Speeches like these earned him the title, ‘Black Hitler’ and intimidated local businesses into hiring workers from his own private labor union.
The enterprising community organizer dubbed himself Sufi Abdul Hamid, and when he opened his mosque, he expanded his name to His Holiness Bishop Amiru Al-Mu-Minin Sufi A. Hamid. His press man claimed that he had been born in Egypt beneath the shadow of a pyramid. In reality he had been born Eugene Brown in Lowell, Massachusetts and in Chicago had briefly claimed to be Bishop Conshankin, a Buddhist cleric. Like the Nation of Islam, which was finding its feet at around the same time, his theology was a hodgepodge of Islam and anything else he picked up along the way.

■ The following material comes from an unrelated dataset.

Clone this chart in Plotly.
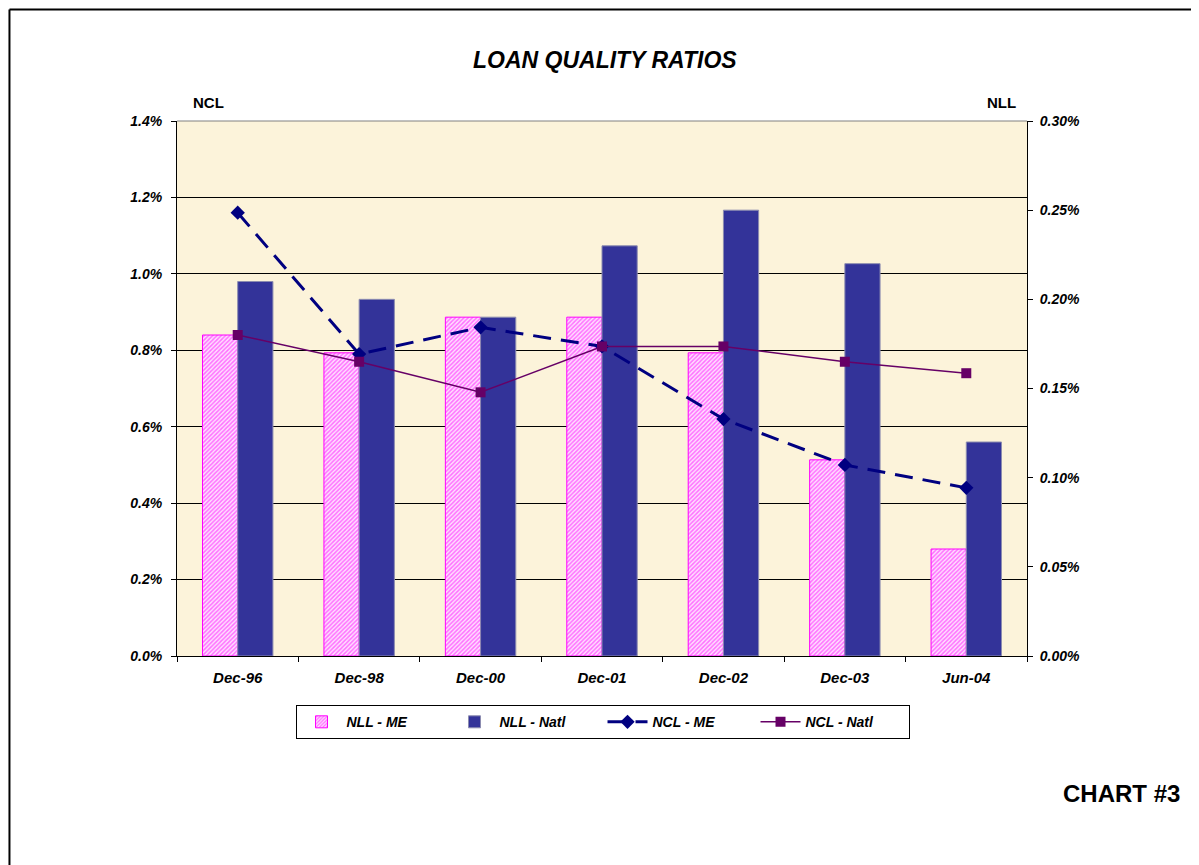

It is unknown what connection Sufi Abdul Hamid had to the burgeoning Nation of Islam, which took the same mix of racism, anti-semitism, black nationalism and Islam and became a major movement, but in the year before he moved to Harlem, Nation of Islam founder Fard Muhammad disappeared, and his successor Elijah Muhammad moved to Chicago after conflicts with the state government and rival NOI leaders. Hamid was probably never part of the Nation of Islam, but he had almost certainly seen it in action and his New York operation was guided by similar methods.